Leases generally provide for limited increases in rent as a result of fixed
increases, increases in the consumer price index, or retail price index in the
case of certain leases in the U.K. (typically subject to ceilings), or increases
in the clients' sales volumes. We expect that inflation will cause these lease
provisions to result in rent increases over time. During times when inflation is
greater than increases in rent, as provided for in the leases, rent increases
may not keep up with the rate of inflation.

Moreover, our use of net lease agreements tends to reduce our exposure to rising
property expenses due to inflation because the client is responsible for
property expenses. Inflation and increased costs may have an adverse impact on
our clients if increases in their operating expenses exceed increases in
revenue.

                   IMPACT OF RECENT ACCOUNTING PRONOUNCEMENTS

For information on the impact of new accounting standards on our business, see
note 2 of the Notes to the Consolidated Financial Statements.
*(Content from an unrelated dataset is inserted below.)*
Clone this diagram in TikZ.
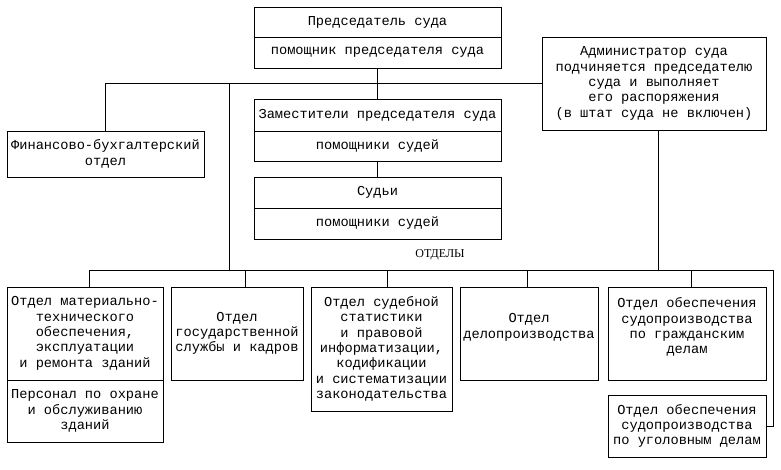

                               OTHER INFORMATION

Our common stock is listed on the NYSE under the ticker symbol "O" with a CUSIP
number of 756109-104. Our 1.625% notes due December 2030 are listed on the NYSE
under the ticker symbol "O30" with a CUSIP number of 756109-AY0. Our 1.875%
notes due January 2027 are listed on the NYSE under the ticker symbol "O27B"
with a CUSIP number of 756109-BM5. Our 1.125% notes due July 2027 are listed on
the NYSE under the ticker symbol "O27A" with a CUSIP number of 756109-BB9. Our
1.750% notes due July 2033 are listed on the NYSE under the ticker symbol "O33A"
with a CUSIP number of 756109-BC7. Our 2.500% notes due January 2042 are listed
on the NYSE under the ticker symbol "O42" with a CUSIP number of 756109-BN3. Our
central index key number is 726728.

We maintain a corporate website at www.realtyincome.com. On our website we make
available, free of charge, copies of our annual report on   Form 10-K  ,
quarterly reports on Form 10-Q, Form 3s, Form 4s, Form 5s, current reports on
Form 8-K, and amendments to those reports, as soon as reasonably practicable
after we electronically file these reports with the SEC. None of the information
on our website is deemed to be part of this report.